### DATA EXCERPT
■ ■ ■

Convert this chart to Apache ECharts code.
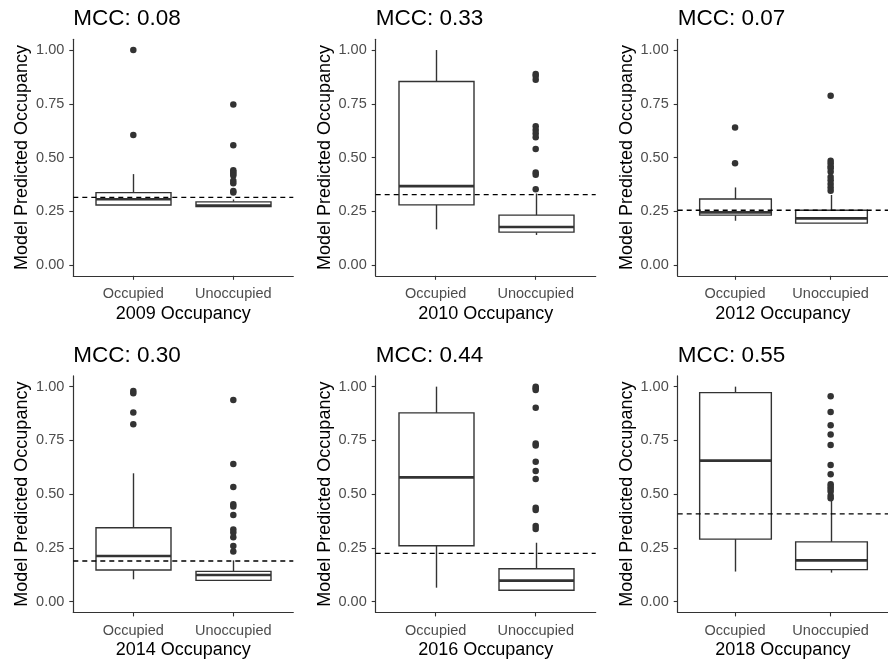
<!DOCTYPE html>
<html>
<head>
<meta charset="utf-8">
<script src="https://cdn.jsdelivr.net/npm/echarts@6/dist/echarts.min.js"></script>
<style>
  html, body { margin: 0; padding: 0; background: #ffffff; }
  #chart { width: 888px; height: 662px; }
</style>
</head>
<body>
<div id="chart"></div>
<script>
// Survey years, one panel each
const years = ['2009', '2010', '2012', '2014', '2016', '2018'];
const mccLabels = ['0.08', '0.33', '0.07', '0.30', '0.44', '0.55'];
// Classification threshold per year (dashed line)
const thresholds = [0.315, 0.328, 0.255, 0.189, 0.225, 0.408];
const categories = ['Occupied', 'Unoccupied'];
const yTicks = [0, 0.25, 0.5, 0.75, 1];

// Box statistics: [lower whisker, Q1, median, Q3, upper whisker]
const occupiedStats = [
  [0.279, 0.279, 0.306, 0.337, 0.423],
  [0.166, 0.280, 0.367, 0.854, 1.000],
  [0.206, 0.232, 0.245, 0.307, 0.361],
  [0.104, 0.147, 0.212, 0.344, 0.597],
  [0.065, 0.260, 0.578, 0.878, 1.000],
  [0.140, 0.291, 0.656, 0.972, 1.000]
];
const unoccupiedStats = [
  [0.272, 0.272, 0.277, 0.294, 0.305],
  [0.140, 0.153, 0.177, 0.232, 0.333],
  [0.195, 0.195, 0.217, 0.255, 0.326],
  [0.099, 0.099, 0.124, 0.141, 0.192],
  [0.053, 0.053, 0.098, 0.153, 0.274],
  [0.135, 0.149, 0.192, 0.278, 0.476]
];
// Outlying predictions beyond the whiskers
const occupiedOutliers = [
  [1.000, 0.605],
  [],
  [0.640, 0.473],
  [0.980, 0.969, 0.880, 0.825],
  [],
  []
];
const unoccupiedOutliers = [
  [0.747, 0.557, 0.441, 0.433, 0.425, 0.416, 0.392, 0.380, 0.345, 0.337],
  [0.889, 0.879, 0.862, 0.646, 0.628, 0.612, 0.594, 0.540, 0.431, 0.420, 0.352],
  [0.788, 0.485, 0.473, 0.460, 0.450, 0.434, 0.410, 0.395, 0.377, 0.361, 0.346],
  [0.938, 0.640, 0.533, 0.453, 0.442, 0.403, 0.336, 0.322, 0.299, 0.259, 0.233],
  [1.000, 0.992, 0.985, 0.902, 0.736, 0.726, 0.651, 0.608, 0.571, 0.437, 0.426, 0.352, 0.338],
  [0.955, 0.882, 0.820, 0.778, 0.729, 0.636, 0.592, 0.546, 0.535, 0.524, 0.512, 0.493, 0.481]
];

const FONT = '"Liberation Sans", Arial, sans-serif';
const INK = '#333333';
const TICK_TEXT = '#4D4D4D';

// Panel placement
const colLeft = [73.3, 375.7, 677.7];
const rowTop = [39.3, 375.9];
const panelW = 220;
const panelH = 236.5;

function renderBox(params, api) {
  const x = api.value(0);
  const half = api.size([0.75, 0])[0] / 2;
  const lo = api.coord([x, api.value(1)]);
  const q1 = api.coord([x, api.value(2)]);
  const med = api.coord([x, api.value(3)]);
  const q3 = api.coord([x, api.value(4)]);
  const hi = api.coord([x, api.value(5)]);
  const cx = Math.round(q1[0]) + 0.5;
  const lineStyle = { stroke: INK, lineWidth: 1.4, fill: null };
  return {
    type: 'group',
    children: [
      { type: 'line', shape: { x1: cx, y1: q3[1], x2: cx, y2: hi[1] }, style: lineStyle },
      { type: 'line', shape: { x1: cx, y1: q1[1], x2: cx, y2: lo[1] }, style: lineStyle },
      { type: 'rect', shape: { x: cx - half, y: q3[1], width: half * 2, height: q1[1] - q3[1] },
        style: { stroke: INK, lineWidth: 1.4, fill: '#ffffff' } },
      { type: 'line', shape: { x1: cx - half, y1: med[1], x2: cx + half, y2: med[1] },
        style: { stroke: INK, lineWidth: 2.6 } }
    ]
  };
}

const grids = [], xAxes = [], yAxes = [], series = [], titles = [];

years.forEach((year, i) => {
  const col = i % 3, row = Math.floor(i / 3);
  grids.push({ left: colLeft[col], top: rowTop[row], width: panelW, height: panelH });

  titles.push({
    text: 'MCC: ' + mccLabels[i],
    left: colLeft[col],
    top: rowTop[row] - 32,
    padding: 0,
    textStyle: { fontFamily: FONT, fontSize: 22.5, fontWeight: 'normal', color: '#000000' }
  });

  xAxes.push({
    type: 'value', gridIndex: i, min: 0.4, max: 2.6,
    name: year + ' Occupancy', nameLocation: 'middle', nameGap: 29,
    nameTextStyle: { fontFamily: FONT, fontSize: 18, color: '#000000' },
    axisLine: { show: true, onZero: false, lineStyle: { color: INK, width: 1.2 } },
    axisTick: { show: true, length: 4, customValues: [1, 2], lineStyle: { color: INK, width: 1.1 } },
    axisLabel: {
      customValues: [1, 2], margin: 11,
      fontFamily: FONT, fontSize: 14.5, color: TICK_TEXT,
      formatter: v => categories[Math.round(v) - 1]
    },
    splitLine: { show: false }
  });

  yAxes.push({
    type: 'value', gridIndex: i, min: -0.05, max: 1.05,
    name: 'Model Predicted Occupancy', nameLocation: 'middle', nameGap: 42,
    nameTextStyle: { fontFamily: FONT, fontSize: 18, color: '#000000' },
    axisLine: { show: true, onZero: false, lineStyle: { color: INK, width: 1.2 } },
    axisTick: { show: true, length: 4, customValues: yTicks, lineStyle: { color: INK, width: 1.1 } },
    axisLabel: {
      customValues: yTicks, margin: 9,
      fontFamily: FONT, fontSize: 14.5, color: TICK_TEXT,
      formatter: v => v.toFixed(2)
    },
    splitLine: { show: false }
  });

  series.push({
    type: 'custom', xAxisIndex: i, yAxisIndex: i,
    renderItem: renderBox,
    encode: { x: 0, y: [1, 2, 3, 4, 5] },
    data: [[1].concat(occupiedStats[i]), [2].concat(unoccupiedStats[i])],
    z: 2, silent: true
  });

  const pts = occupiedOutliers[i].map(v => [1, v])
    .concat(unoccupiedOutliers[i].map(v => [2, v]));
  series.push({
    type: 'scatter', xAxisIndex: i, yAxisIndex: i,
    data: pts, symbolSize: 6.5,
    itemStyle: { color: INK, opacity: 1 },
    z: 3, silent: true
  });

  series.push({
    type: 'line', xAxisIndex: i, yAxisIndex: i,
    data: [[0.4, thresholds[i]], [2.6, thresholds[i]]],
    symbol: 'none',
    lineStyle: { color: '#000000', width: 1.3, type: [5, 4] },
    z: 4, silent: true
  });
});

const chart = echarts.init(document.getElementById('chart'), null, { renderer: 'canvas' });
chart.setOption({
  animation: false,
  backgroundColor: '#ffffff',
  title: titles,
  grid: grids,
  xAxis: xAxes,
  yAxis: yAxes,
  series: series
});
</script>
</body>
</html>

■ ■ ■

### THE REQUEST
With the pictures left out, restate word for word every line of the data above, from the first down to the line that contains "const yTicks = [0, 0.25, 0.5, 0.75, 1];".

### COMPLETED EXERCISE
Convert this chart to Apache ECharts code.
<!DOCTYPE html>
<html>
<head>
<meta charset="utf-8">
<script src="https://cdn.jsdelivr.net/npm/echarts@6/dist/echarts.min.js"></script>
<style>
  html, body { margin: 0; padding: 0; background: #ffffff; }
  #chart { width: 888px; height: 662px; }
</style>
</head>
<body>
<div id="chart"></div>
<script>
// Survey years, one panel each
const years = ['2009', '2010', '2012', '2014', '2016', '2018'];
const mccLabels = ['0.08', '0.33', '0.07', '0.30', '0.44', '0.55'];
// Classification threshold per year (dashed line)
const thresholds = [0.315, 0.328, 0.255, 0.189, 0.225, 0.408];
const categories = ['Occupied', 'Unoccupied'];
const yTicks = [0, 0.25, 0.5, 0.75, 1];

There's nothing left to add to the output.